Al poco tiempo de llegar a Tailandia en 2008 como periodista de la Agencia Efe, tuve una de esas experiencias en las que vislumbré lo que hay más allá del decorado político y cultural tailandés. Me encontraba cerca del antiguo Parlamento, en plena turbulencia política en el antiguo reino siamés. Un sedán de color negro atravesó unas barricadas de neumáticos vigiladas por los camisas amarillas, un movimiento social de ideario conservador que pretendía tumbar al Gobierno de Somchai Wongsawat, aliado y cuñado del ex primer ministro exiliado Thaksin Shinawatra.
Yo anhelaba que ocurriera cualquier incidente que me sacara del tedio bajo aquel tórrido calor tropical.
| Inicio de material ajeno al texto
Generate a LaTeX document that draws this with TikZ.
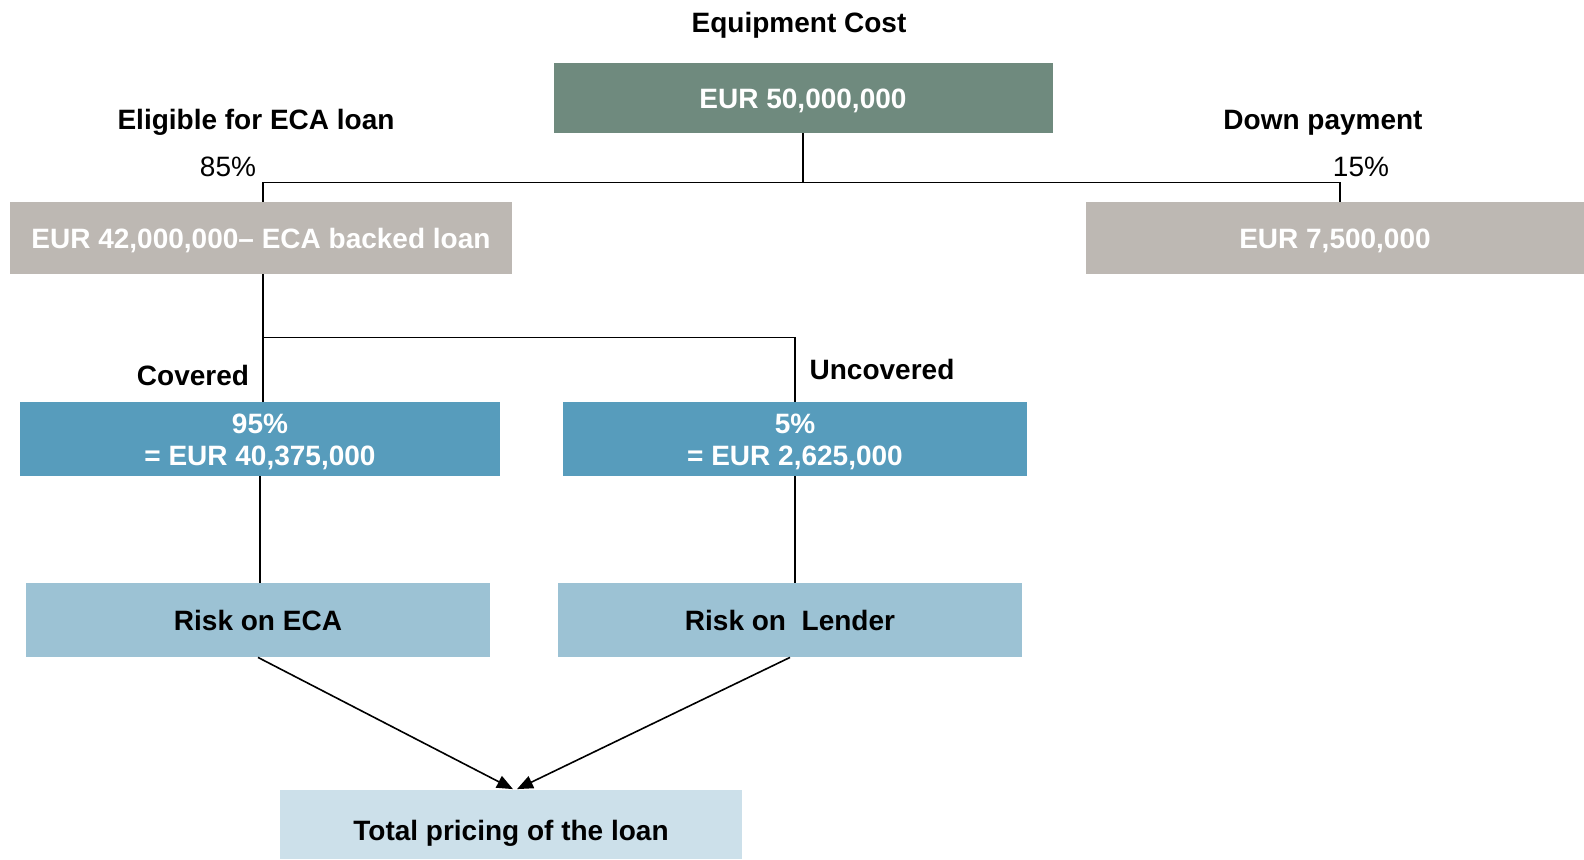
\documentclass[tikz,border=0pt]{standalone}
\usepackage{fontspec}
\setmainfont{Liberation Sans}
\usetikzlibrary{positioning,arrows.meta}
\definecolor{costgreen}{HTML}{6F8A7E}
\definecolor{splitgray}{HTML}{BDB8B3}
\definecolor{coverblue}{HTML}{579CBC}
\definecolor{riskblue}{HTML}{9CC2D4}
\definecolor{totalblue}{HTML}{CCE0EA}
\tikzset{
>={Triangle[length=8pt,width=6.5pt]},
  line/.style={draw, line width=0.8pt},
  block/.style={
    rectangle,
    inner sep=0pt,
    align=center,
    text height=10pt,
    text depth=0pt,
    font=\fontsize{14}{16}\selectfont\bfseries},
  costbox/.style={block, fill=costgreen, text=white,
    minimum width=249.5pt, minimum height=35pt},
  splitbox/.style={block, fill=splitgray, text=white,
    minimum height=36pt},
  coverbox/.style={block, fill=coverblue, text=white,
    text height=26pt,
    minimum height=37pt},
  riskbox/.style={block, fill=riskblue, text=black,
    minimum width=232pt, minimum height=37pt},
  totalbox/.style={block, fill=totalblue, text=black,
    text height=16pt,
    minimum width=231pt, minimum height=34.5pt},
  heading/.style={inner sep=0pt, text height=10pt, text depth=0pt,
    font=\fontsize{14}{16}\selectfont\bfseries},
  share/.style={inner sep=0pt, text height=10pt, text depth=0pt,
    font=\fontsize{14}{16}\selectfont},
}
\begin{document}
\begin{tikzpicture}[x=0.5pt, y=-0.5pt]
  \useasboundingbox (0,0) rectangle (1584,859);
  % boxes
  \node[costbox] (cost) at (803,98) {EUR 50,000,000};
  \node[splitbox, minimum width=251pt] (loan) at (261,238) {EUR 42,000,000-- ECA backed loan};
  \node[splitbox, minimum width=249pt] (down) at (1335,238) {EUR 7,500,000};
  \node[coverbox, minimum width=240pt] (covered) at (260,439) {95\%\\= EUR 40,375,000};
  \node[coverbox, minimum width=232pt] (uncovered) at (795,439) {5\%\\= EUR 2,625,000};
  \node[riskbox] (riskeca) at (258,620) {Risk on ECA};
  \node[riskbox] (risklender) at (790,620) {Risk on~ Lender};
  \node[totalbox] (total) at (511,824) {Total pricing of the loan};
  % labels
  \node[heading] (costlabel) at (799,22) {Equipment Cost};
  \node[heading] (eligible) at (256,119) {Eligible for ECA loan};
  \node[heading] (downlabel) at (1323,119) {Down payment};
  \node[share] (p85) at (228,166) {85\%};
  \node[share] (p15) at (1361,166) {15\%};
  \node[heading] (coveredlabel) at (193,375) {Covered};
  \node[heading] (uncoveredlabel) at (882,369) {Uncovered};
  % connectors
  \draw[line] (cost.south) -- ++(0,49) coordinate (bus1);
  \draw[line] ([xshift=1pt]loan.north) |- (bus1) -| ([xshift=2.5pt]down.north);
  \draw[line] ([xshift=1pt]loan.south) -- ([xshift=1pt]loan.south |- covered.north);
  \path ([xshift=1pt]loan.south) ++(0,63) coordinate (bus2);
  \draw[line] (bus2) -| (uncovered.north);
  \draw[line] (covered.south) -- (covered.south |- riskeca.north);
  \draw[line] (uncovered.south) -- (uncovered.south |- risklender.north);
  \draw[line, ->] (riskeca.south) -- ([xshift=1pt]total.north);
  \draw[line, ->] (risklender.south) -- ([xshift=3pt]total.north);
\end{tikzpicture}
\end{document}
Una marabunta de manifestantes se arremolinó en torno al vehículo de gama alta; el conductor se bajó y sacó una misteriosa bolsa negra del maletero. Empezó a repartir unas bolsitas con un contenido blanco que, en mi imaginación exacerbada, parecía algún tipo de estupefaciente dispensado para galvanizar a los atrincherados y, en caso necesario, defenderse de una eventual carga policial. Cuando me acerqué a preguntar, nadie hablaba el inglés suficiente para explicarme el misterio de las bolsitas. Alguien me puso una en la mano y me la cerró como queriendo acentuar la importancia del contenido. La abrí y vi un pequeño amuleto de escayola blanca con una imagen tallada en él. Algo defraudado, estudié más atentamente el amuleto. Se trataba de la imagen de un afable Buda de sonrisa esbozada. Los manifestantes, en su mayoría hombres, recibían estas imágenes mágicas como si recibieran un chaleco antibalas, pues de hecho ponían sus esperanzas en que los protegiera en caso de peligro, como un disparo efectuado por un grupo rival o la policía.
Observé aquella escena con la condescendencia de cualquier occidental ávido de experiencias exóticas. Me recordó a un breve periodo de mi adolescencia, cuando por puro fetichismo portaba un crucifijo dorado en el bolsillo como si fuera un talismán. Aquellos manifestantes debían sentirse tan aliviados y seguros como yo con mi cruz bizantina, que ahora reposa en alguna estantería de la casa donde crecí en el sur de España.
A pesar de todo mi escepticismo, aquella escena de los amuletos me pareció la señal definitiva de que aquella noche pasaría algo, una carga policial, balas de goma, porras, piedras y cócteles molotov; rebelión ciudadana y represión policial. Pero nada ocurrió. Ningún hecho histórico y dramático. Esperé hasta altas horas de la madrugada entre neumáticos y grupos que charlaban sentados en el suelo como si estuvieran de picnic bajo las titilantes estrellas.
Los amuletos son una manifestación de la superstición y espiritualidad que envuelve a todos los estratos de la sociedad tailandesa. En este país no hay budistas puros, o al menos no son los budistas que imaginamos los occidentales. Un tailandés corriente reza a Buda, pero también venera a los dioses hindúes, a sus antepasados y a los espíritus que habitan en los árboles, los campos de arroz y sus casas. Vive con la certeza de que para tener una vida próspera hay que evitar molestar a los espíritus y fantasmas que pululan por el mundo.
No solo las parejas consultan con un astrólogo la fecha idónea para casarse, sino que los números y los colores tienen una importancia de magnitud oficial para el Gobierno o la Casa Real. Los manifestantes no protestan en un día cualquiera, la fecha debe ser auspiciada por un astrólogo o vidente. Por regla general, los tailandeses profesan un budismo sincrético, que incorpora elementos del hinduismo y el animismo. O quizás al contrario, pues la adoración de los espíritus y el brahmanismo ya existían en estos lares cuando llegaron los primeros monjes vestidos con las túnicas azafrán o naranjas del budismo.
Desde finales del siglo XIX, han surgido en Tailandia grupos y sectas que vindican un budismo más ortodoxo, cercano a la raíz de las enseñanzas de Buda recogidas en el Tipitaka ('Tres Cestas', en el idioma pali), los libros originales que guardan las enseñanzas del Iluminado. Una religión sin los ropajes folclóricos de los amuletos, los conjuros mágicos y la veneración de los espíritus. Pese a sus esfuerzos, la gran mayoría de la sociedad continúa profesando una religiosidad caleidoscópica. Un tailandés puede colocar ofrendas en el altar de los espíritus de la casa, escuchar los sermones del monje budista y solicitar el amparo de Brahma para que le ayude en el negocio. No hay motivo de escándalo ni herejía.